One theme came up consistently. The market feels misaligned because the way companies define roles and hire talent has not kept pace with how work is changing.

The Talent Market Paradox

More people are applying for data and AI roles than ever before. At the same time, companies continue to say they cannot find the right candidates. Roles stay open for months despite high demand.

As Alexander added, “A lot of people are looking for jobs, but hiring teams can’t find who they need.”

The gap shows up in expectations. Companies look for people who can handle problems end-to-end, combining technical work with business understanding and execution. These profiles exist, but they are not easy to define or evaluate.

Where the Mismatch Happens

Role definitions have not caught up. Job descriptions focus on tools and responsibilities, while hiring decisions depend on something else entirely.

  • Job descriptions list tools and responsibilities, but do not describe the outcome the role is expected to deliver
  • Hiring teams are not aligned on what success looks like
  • Candidates apply based on the description, but get evaluated on different criteria

This carries into the hiring process.

Many roles attract hundreds of applicants and still remain open. Strong candidates get filtered out, decisions slow down, and the search continues without a clear definition of the target profile.

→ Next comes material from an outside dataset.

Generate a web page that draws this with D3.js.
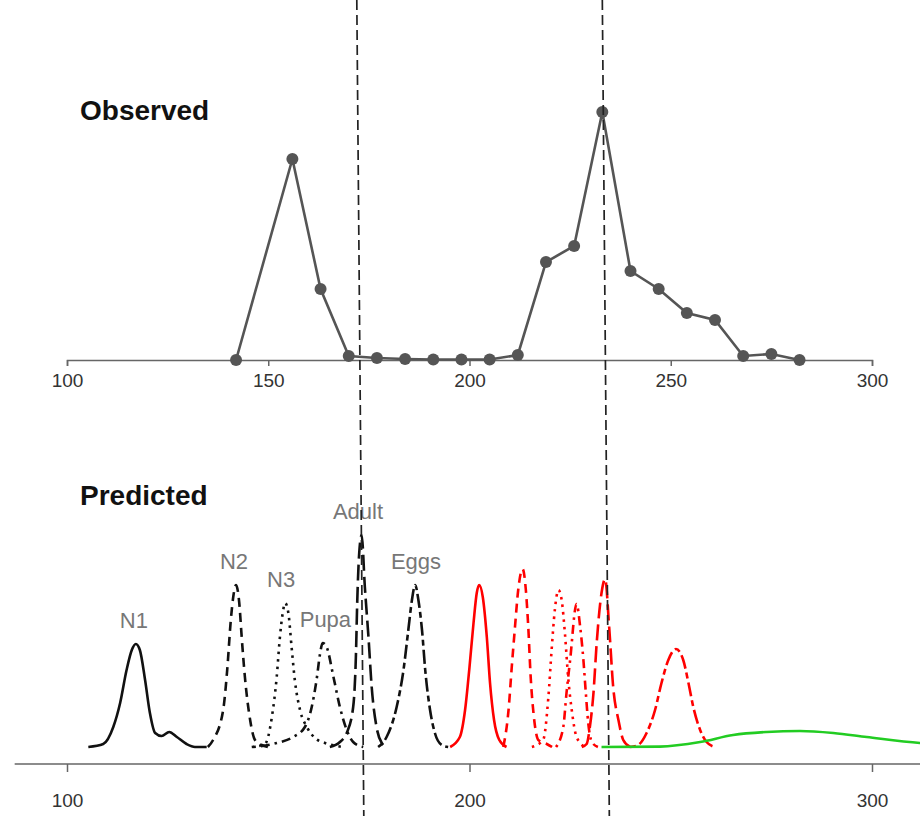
<!DOCTYPE html>
<html>
<head>
<meta charset="utf-8">
<script src="https://cdn.jsdelivr.net/npm/d3@7"></script>
<style>
  body { margin: 0; background: #fff; }
  svg { display: block; font-family: "Liberation Sans", Arial, Helvetica, sans-serif; }
</style>
</head>
<body>
<svg width="920" height="816"></svg>
<script>
// observed counts (top panel)
const obsDays = [142, 156, 163, 170, 177, 184, 191, 198, 205, 212, 219, 226, 233, 240, 247, 254, 261, 268, 275, 282];
const obsCounts = [0, 201, 71, 4, 2, 1, 0.5, 0.5, 0.5, 5, 98, 114, 248, 89, 71, 47, 40, 4, 6, 0];

const xTicksTop = [100, 150, 200, 250, 300];
const xTicksBottom = [100, 200, 300];
const markerDays = [172, 233];

// predicted curves (bottom panel), [day, density]
const n1 = [[105.3, 0], [109, 1.5], [111.5, 10], [113.2, 22], [114.8, 38.5], [116.1, 48.5], [117.1, 51.5], [118.1, 48.5], [119.4, 33.5], [120.6, 17], [121.9, 7], [123.5, 5.5], [125.4, 7.5], [127.3, 5], [129.7, 1.5], [131.8, 0], [134.7, 0]];
const n2 = [[135, 0], [136.3, 3.5], [138.8, 18.5], [139.8, 38.5], [140.7, 63.5], [141.3, 75], [142, 81], [142.8, 72], [143.4, 55], [144.2, 35], [145.5, 13.5], [146.7, 3.5], [148.4, 1], [149.9, 0]];
const n3 = [[145.9, 0], [149.2, 1.5], [150.9, 15], [152.1, 35], [152.9, 55], [153.6, 67], [154.2, 72], [155, 67], [155.8, 50], [156.6, 33.5], [157.9, 18.5], [159.6, 10], [161.6, 4.5], [164.1, 2], [167, 0.5], [168.3, 0]];
const pupa = [[146.3, 0], [152.1, 2], [156.2, 5], [159.1, 10], [160.8, 20], [162, 33.5], [162.9, 47], [163.5, 52], [164.5, 50], [166.2, 35], [167.8, 20], [169.5, 8.5], [171.1, 2.5], [173.6, 0]];
const adult = [[165.3, 0], [167.8, 2.5], [169.5, 7], [171.1, 20], [171.8, 47], [172.1, 72], [172.6, 97], [173.2, 106], [174, 80], [174.9, 55], [175.7, 30], [176.9, 10], [178.2, 2], [179.4, 0]];
const eggs = [[177.3, 0], [179.4, 5], [181.9, 20], [183.6, 38.5], [184.8, 58.5], [185.7, 73.5], [186.5, 81], [187.3, 73.5], [188.2, 58.5], [189, 38.5], [190.2, 18.5], [191.4, 7], [193.1, 1], [194.7, 0]];
const red1 = [[195.2, 0], [197.6, 5], [198.9, 18.5], [200, 40], [201, 62], [201.8, 77], [202.4, 81], [203.3, 75], [204.3, 55], [205.1, 32], [206.1, 13.5], [207.4, 3.5], [209.2, 0]];
const red2 = [[208.4, 0], [209.7, 18.5], [210.5, 40], [211.3, 60], [212.1, 78.5], [213.2, 89], [214, 78.5], [214.6, 60], [215.2, 35], [216, 15], [217.1, 3.5], [219.2, 1.5], [220.5, 0]];
const red3 = [[215.5, 0], [218.3, 3.5], [219.6, 25], [220.4, 48.5], [221.2, 68.5], [222.1, 78.5], [222.9, 73.5], [223.7, 57], [224.5, 35], [225.4, 18.5], [226.6, 5], [228.7, 0]];
const red4 = [[221.5, 0], [223.3, 10], [224.1, 27], [225, 43.5], [226.6, 71.5], [227.5, 60], [228.3, 43.5], [228.9, 27], [229.5, 12], [230.4, 2.5], [231.9, 0]];
const red5 = [[227.9, 0], [229.1, 1.5], [229.9, 10], [230.8, 27], [231.6, 52], [232.8, 77], [233.7, 84], [234.7, 60], [235.7, 30], [237, 13.5], [238.2, 3.5], [239.9, 0]];
const red6 = [[239.9, 0], [241.9, 1], [244, 7], [246.1, 18.5], [247.7, 32], [249.4, 43.5], [251.3, 49], [253.1, 43.5], [254.4, 32], [255.6, 20], [257.3, 8.5], [258.9, 2.5], [261, 0]];
const green = [[232.8, 0], [247.3, 0.2], [257.3, 2.5], [265.5, 6], [273.8, 7.5], [282.1, 8], [290.4, 7], [298.7, 5], [311.9, 2], [320, 0.8]];

const stageNames = ['N1', 'N2', 'N3', 'Pupa', 'Adult', 'Eggs'];
const stageLabelDays = [116.6, 141.5, 153.2, 164.2, 172.3, 186.7];

const svg = d3.select('svg');

const x = d3.scaleLinear().domain([100, 300]).range([67, 872]);
const yTop = d3.scaleLinear().domain([0, 250]).range([360, 110]);
const yBot = d3.scaleLinear().domain([0, 100]).range([747, 547]);

// ---- top panel ----
const topAxis = svg.append('g')
    .attr('transform', 'translate(0,360)')
    .call(d3.axisBottom(x).tickValues(xTicksTop).tickSize(6).tickPadding(8).tickFormat(d3.format('d')));
topAxis.select('.domain').attr('stroke', '#666').attr('stroke-width', 1.5);
topAxis.selectAll('.tick line').attr('stroke', '#666').attr('stroke-width', 1.5);
topAxis.selectAll('.tick text').attr('font-size', 19).attr('fill', '#333')
    .attr('font-family', '"Liberation Sans", Arial, sans-serif');

const obs = obsDays.map((d, i) => ({ day: d, count: obsCounts[i] }));

svg.append('path')
    .datum(obs)
    .attr('fill', 'none')
    .attr('stroke', '#555')
    .attr('stroke-width', 2.6)
    .attr('d', d3.line().x(d => x(d.day)).y(d => yTop(d.count)));

svg.append('g')
    .selectAll('circle')
    .data(obs)
    .enter().append('circle')
    .attr('cx', d => x(d.day))
    .attr('cy', d => yTop(d.count))
    .attr('r', 6)
    .attr('fill', '#555');

svg.append('text')
    .attr('x', 80).attr('y', 120)
    .attr('font-size', 28).attr('font-weight', 'bold').attr('fill', '#111')
    .text('Observed');

// ---- bottom panel ----
svg.append('line')
    .attr('x1', x(87)).attr('x2', x(313))
    .attr('y1', 764).attr('y2', 764)
    .attr('stroke', '#666').attr('stroke-width', 1.5);

const botAxis = svg.append('g')
    .attr('transform', 'translate(0,764)')
    .call(d3.axisBottom(x).tickValues(xTicksBottom).tickSize(8).tickPadding(22).tickFormat(d3.format('d')));
botAxis.select('.domain').remove();
botAxis.selectAll('.tick line').attr('stroke', '#666').attr('stroke-width', 1.5);
botAxis.selectAll('.tick text').attr('font-size', 19).attr('fill', '#333')
    .attr('font-family', '"Liberation Sans", Arial, sans-serif');

svg.append('text')
    .attr('x', 80).attr('y', 505)
    .attr('font-size', 28).attr('font-weight', 'bold').attr('fill', '#111')
    .text('Predicted');

const dashes = {
    solid: null,
    dashed: '9,6',
    dotted: '2.5,5',
    dotdash: '2.5,5,9,5',
    longdash: '16,6',
    twodash: '6,4,14,4'
};

const curves = [
    { pts: n1, color: '#111', lty: 'solid' },
    { pts: n2, color: '#111', lty: 'dashed' },
    { pts: n3, color: '#111', lty: 'dotted' },
    { pts: pupa, color: '#111', lty: 'dotdash' },
    { pts: adult, color: '#111', lty: 'longdash' },
    { pts: eggs, color: '#111', lty: 'twodash' },
    { pts: red1, color: '#ff0000', lty: 'solid' },
    { pts: red2, color: '#ff0000', lty: 'dashed' },
    { pts: red3, color: '#ff0000', lty: 'dotted' },
    { pts: red4, color: '#ff0000', lty: 'dotdash' },
    { pts: red5, color: '#ff0000', lty: 'longdash' },
    { pts: red6, color: '#ff0000', lty: 'twodash' },
    { pts: green, color: '#22cc22', lty: 'solid' }
];

const densLine = d3.line()
    .x(d => x(d[0]))
    .y(d => yBot(d[1]))
    .curve(d3.curveMonotoneX);

svg.append('g')
    .selectAll('path')
    .data(curves)
    .enter().append('path')
    .attr('fill', 'none')
    .attr('stroke', d => d.color)
    .attr('stroke-width', 2.6)
    .attr('stroke-dasharray', d => dashes[d.lty])
    .attr('d', d => densLine(d.pts));

// stage labels sit a little above each black peak
svg.append('g')
    .selectAll('text')
    .data(stageNames)
    .enter().append('text')
    .attr('x', (d, i) => x(stageLabelDays[i]))
    .attr('y', (d, i) => yBot(d3.max(curves[i].pts, p => p[1])) - 16)
    .attr('text-anchor', 'middle')
    .attr('font-size', 22)
    .attr('fill', '#777')
    .text(d => d);

// vertical markers across both panels
svg.append('g')
    .selectAll('line')
    .data(markerDays)
    .enter().append('line')
    .attr('x1', d => x(d)).attr('y1', 0)
    .attr('x2', d => x(d) + 7).attr('y2', 816)
    .attr('stroke', '#222')
    .attr('stroke-width', 1.7)
    .attr('stroke-dasharray', '10,5');
</script>
</body>
</html>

Roles Are Collapsing Into Broader Profiles

AI changes how we work. Tasks that previously required multiple roles now sit with one person supported by AI. Fewer handovers. More direct ownership of outcomes.

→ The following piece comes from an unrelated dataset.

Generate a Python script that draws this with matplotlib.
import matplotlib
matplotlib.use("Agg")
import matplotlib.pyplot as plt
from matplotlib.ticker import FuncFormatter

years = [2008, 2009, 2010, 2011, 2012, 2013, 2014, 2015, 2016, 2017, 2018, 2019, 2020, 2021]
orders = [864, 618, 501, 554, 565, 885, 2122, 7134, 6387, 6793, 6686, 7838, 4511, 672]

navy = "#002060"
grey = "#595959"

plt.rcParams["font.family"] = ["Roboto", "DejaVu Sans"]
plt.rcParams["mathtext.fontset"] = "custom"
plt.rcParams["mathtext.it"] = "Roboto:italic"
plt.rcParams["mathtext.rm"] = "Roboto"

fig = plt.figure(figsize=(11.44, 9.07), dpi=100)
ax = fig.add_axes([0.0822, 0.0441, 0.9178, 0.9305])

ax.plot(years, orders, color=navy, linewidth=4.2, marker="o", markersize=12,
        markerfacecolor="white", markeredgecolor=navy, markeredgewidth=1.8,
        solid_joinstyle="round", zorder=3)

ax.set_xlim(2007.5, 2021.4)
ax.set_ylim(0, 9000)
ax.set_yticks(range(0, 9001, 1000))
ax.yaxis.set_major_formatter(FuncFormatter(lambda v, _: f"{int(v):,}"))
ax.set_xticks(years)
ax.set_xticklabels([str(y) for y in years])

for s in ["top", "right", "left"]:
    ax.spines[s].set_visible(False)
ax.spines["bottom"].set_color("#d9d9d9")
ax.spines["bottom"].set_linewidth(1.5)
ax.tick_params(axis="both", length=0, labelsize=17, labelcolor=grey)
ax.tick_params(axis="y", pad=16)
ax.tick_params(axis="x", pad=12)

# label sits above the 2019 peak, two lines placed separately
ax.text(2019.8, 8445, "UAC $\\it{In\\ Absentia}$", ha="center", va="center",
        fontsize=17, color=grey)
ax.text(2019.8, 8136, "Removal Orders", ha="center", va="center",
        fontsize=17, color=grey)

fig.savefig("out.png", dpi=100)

As Aleksejs described it, “There is no time to build transition bridges. We are already in it.”

The effect is visible in role boundaries. Distinctions between analysts, engineers, and product roles matter less when the same person is expected to take a problem from start to finish.

This shifts expectations. Instead of specializing in one function, people need to connect different capabilities and apply them in context. Technical skills, business understanding, and execution come together in a single role.

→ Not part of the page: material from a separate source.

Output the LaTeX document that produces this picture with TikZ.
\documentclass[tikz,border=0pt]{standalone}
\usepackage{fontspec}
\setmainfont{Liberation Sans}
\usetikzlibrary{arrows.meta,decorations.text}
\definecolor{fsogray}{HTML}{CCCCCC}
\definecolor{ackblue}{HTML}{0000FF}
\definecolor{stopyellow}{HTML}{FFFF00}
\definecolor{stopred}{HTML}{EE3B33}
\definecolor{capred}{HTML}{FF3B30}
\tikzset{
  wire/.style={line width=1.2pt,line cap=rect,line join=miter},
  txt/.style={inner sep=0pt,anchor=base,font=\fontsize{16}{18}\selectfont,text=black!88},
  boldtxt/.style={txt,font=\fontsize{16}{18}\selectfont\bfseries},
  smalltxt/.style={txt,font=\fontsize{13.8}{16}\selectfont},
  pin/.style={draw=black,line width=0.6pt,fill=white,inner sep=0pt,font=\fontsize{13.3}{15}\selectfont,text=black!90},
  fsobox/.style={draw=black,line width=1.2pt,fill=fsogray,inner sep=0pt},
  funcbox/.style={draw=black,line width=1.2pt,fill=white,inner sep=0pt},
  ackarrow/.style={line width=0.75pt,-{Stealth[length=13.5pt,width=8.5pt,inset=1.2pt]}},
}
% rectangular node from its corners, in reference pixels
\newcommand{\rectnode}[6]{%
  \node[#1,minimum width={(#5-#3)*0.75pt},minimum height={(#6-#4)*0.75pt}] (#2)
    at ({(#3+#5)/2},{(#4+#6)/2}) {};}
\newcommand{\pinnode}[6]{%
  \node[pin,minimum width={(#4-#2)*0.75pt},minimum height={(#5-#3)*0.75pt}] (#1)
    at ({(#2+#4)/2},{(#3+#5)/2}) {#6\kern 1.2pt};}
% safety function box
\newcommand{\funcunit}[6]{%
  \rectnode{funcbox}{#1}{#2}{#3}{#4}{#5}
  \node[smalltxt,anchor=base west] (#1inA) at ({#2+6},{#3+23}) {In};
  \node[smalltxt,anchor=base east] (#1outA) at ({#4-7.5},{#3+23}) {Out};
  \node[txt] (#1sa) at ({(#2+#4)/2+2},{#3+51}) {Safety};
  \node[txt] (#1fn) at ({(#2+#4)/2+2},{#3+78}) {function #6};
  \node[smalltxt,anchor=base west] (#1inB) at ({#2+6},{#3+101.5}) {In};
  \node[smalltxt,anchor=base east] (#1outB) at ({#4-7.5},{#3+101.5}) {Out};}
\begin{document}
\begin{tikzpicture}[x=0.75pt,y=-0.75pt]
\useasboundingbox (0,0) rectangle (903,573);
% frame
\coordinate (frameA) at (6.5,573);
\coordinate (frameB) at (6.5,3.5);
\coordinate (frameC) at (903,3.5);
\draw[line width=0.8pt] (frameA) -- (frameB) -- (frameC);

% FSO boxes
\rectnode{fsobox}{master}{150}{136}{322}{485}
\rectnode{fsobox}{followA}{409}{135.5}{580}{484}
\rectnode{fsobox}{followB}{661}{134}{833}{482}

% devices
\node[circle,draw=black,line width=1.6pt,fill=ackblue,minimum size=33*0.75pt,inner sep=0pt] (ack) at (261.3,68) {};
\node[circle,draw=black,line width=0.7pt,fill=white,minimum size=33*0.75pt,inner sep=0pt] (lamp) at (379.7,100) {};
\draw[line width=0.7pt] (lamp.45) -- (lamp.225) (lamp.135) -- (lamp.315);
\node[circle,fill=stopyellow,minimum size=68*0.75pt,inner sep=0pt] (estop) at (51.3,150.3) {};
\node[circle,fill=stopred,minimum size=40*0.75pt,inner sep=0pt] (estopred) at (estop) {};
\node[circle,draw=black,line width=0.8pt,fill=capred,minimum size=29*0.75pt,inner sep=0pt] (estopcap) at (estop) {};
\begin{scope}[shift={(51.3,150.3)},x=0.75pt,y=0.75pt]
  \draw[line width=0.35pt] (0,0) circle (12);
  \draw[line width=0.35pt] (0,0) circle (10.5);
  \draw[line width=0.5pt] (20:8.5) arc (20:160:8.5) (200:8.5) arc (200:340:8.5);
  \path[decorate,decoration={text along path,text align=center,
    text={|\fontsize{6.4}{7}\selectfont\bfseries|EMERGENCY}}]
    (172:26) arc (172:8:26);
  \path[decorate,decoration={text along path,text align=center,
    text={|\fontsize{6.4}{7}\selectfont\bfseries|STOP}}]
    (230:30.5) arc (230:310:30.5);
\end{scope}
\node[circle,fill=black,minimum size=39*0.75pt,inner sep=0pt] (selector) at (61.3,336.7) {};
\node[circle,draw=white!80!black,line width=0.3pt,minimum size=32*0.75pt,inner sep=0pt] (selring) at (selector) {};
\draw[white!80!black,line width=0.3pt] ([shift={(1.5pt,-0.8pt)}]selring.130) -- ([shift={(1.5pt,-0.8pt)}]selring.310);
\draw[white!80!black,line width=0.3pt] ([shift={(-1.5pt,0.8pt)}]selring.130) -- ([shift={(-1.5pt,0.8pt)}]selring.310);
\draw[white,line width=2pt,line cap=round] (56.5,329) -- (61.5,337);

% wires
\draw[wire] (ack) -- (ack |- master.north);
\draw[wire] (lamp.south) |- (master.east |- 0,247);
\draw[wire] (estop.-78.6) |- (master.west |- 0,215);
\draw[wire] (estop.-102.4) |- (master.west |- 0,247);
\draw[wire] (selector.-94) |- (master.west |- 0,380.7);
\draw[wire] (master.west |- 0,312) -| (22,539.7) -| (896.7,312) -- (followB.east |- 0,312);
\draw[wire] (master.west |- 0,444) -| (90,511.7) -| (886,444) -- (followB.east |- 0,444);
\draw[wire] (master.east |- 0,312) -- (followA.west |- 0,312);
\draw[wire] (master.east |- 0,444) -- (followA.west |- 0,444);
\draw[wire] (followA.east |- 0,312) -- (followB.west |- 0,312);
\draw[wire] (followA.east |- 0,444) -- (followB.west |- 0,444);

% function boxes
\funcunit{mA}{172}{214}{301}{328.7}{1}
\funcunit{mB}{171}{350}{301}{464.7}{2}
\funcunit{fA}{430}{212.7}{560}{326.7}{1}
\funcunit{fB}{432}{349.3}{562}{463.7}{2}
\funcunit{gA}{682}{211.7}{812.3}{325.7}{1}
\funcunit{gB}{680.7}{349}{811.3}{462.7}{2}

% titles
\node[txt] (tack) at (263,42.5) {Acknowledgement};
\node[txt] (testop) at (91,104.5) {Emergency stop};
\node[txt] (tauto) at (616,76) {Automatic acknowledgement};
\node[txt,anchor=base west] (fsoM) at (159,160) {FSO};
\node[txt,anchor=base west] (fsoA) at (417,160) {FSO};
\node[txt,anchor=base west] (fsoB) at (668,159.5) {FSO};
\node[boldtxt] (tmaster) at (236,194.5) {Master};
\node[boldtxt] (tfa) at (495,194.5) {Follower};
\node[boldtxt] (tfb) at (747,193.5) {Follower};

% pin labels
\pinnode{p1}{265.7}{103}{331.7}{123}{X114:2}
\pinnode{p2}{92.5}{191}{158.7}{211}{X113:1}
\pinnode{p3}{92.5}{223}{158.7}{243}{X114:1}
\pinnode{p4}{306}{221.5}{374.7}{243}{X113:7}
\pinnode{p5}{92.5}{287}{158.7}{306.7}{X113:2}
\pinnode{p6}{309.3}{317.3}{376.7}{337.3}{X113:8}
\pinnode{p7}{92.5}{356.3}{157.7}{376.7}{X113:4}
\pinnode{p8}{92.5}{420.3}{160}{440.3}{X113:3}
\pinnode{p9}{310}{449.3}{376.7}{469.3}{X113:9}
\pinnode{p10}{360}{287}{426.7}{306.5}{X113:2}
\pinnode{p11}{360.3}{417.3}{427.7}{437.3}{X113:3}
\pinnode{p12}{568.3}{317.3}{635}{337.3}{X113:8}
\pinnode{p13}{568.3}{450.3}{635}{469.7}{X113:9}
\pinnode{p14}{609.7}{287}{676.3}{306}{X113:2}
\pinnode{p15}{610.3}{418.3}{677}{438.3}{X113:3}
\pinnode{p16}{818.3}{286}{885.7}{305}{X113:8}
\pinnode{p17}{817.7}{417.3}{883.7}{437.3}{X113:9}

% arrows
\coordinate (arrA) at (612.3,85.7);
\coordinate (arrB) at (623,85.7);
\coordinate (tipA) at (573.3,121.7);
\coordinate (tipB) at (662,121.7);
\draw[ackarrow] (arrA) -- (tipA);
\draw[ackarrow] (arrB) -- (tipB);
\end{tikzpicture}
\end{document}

The “unicorn” profile reflects this shift. Not defined by deep specialization, but by the ability to combine skills and deliver outcomes without relying on multiple handoffs.

What Actually Matters Now

Technical skills still matter, but they are no longer enough to stand out. Many candidates meet the technical requirements. Hiring decisions are made on different signals.

As Matthew said, “The ability to explain why something was done matters more than the technical answer.”

Companies look for people who can communicate clearly, influence decisions, and work through unclear situations. The ability to operate without complete information has become part of the role. This applies across both leadership and technical positions.

What separates strong candidates is how they describe their work. It is not just about what was built, but why it mattered and what changed as a result. Measurable impact carries more weight than a list of responsibilities.

Career paths reflect the same shift. Titles matter less than the range of experiences behind them. People who have worked across different environments, solved different types of problems, and can connect those experiences in a clear way have an advantage.

The focus moves from skills in isolation to outcomes and context.

What This Means Going Forward

The talent market reflects a broader shift in how organizations operate.

For Leaders

Hiring needs a different starting point. Focus on the problem to be solved, not the role. Fewer hires with clear expectations create more impact than scaling teams without alignment. Defining what success looks like early reduces confusion during the hiring process.

For Individuals

Career paths are less structured than before. Progress comes from building experience across different areas rather than staying within a single role. Working with AI and agentic systems becomes part of the baseline. The focus shifts from accumulating skills to applying them in context.

The current model of roles and hiring is under pressure. Roles are changing faster than companies can define them. Skills are evolving faster than job descriptions can capture them. The advantage goes to those who adapt quickly and focus on solving real problems.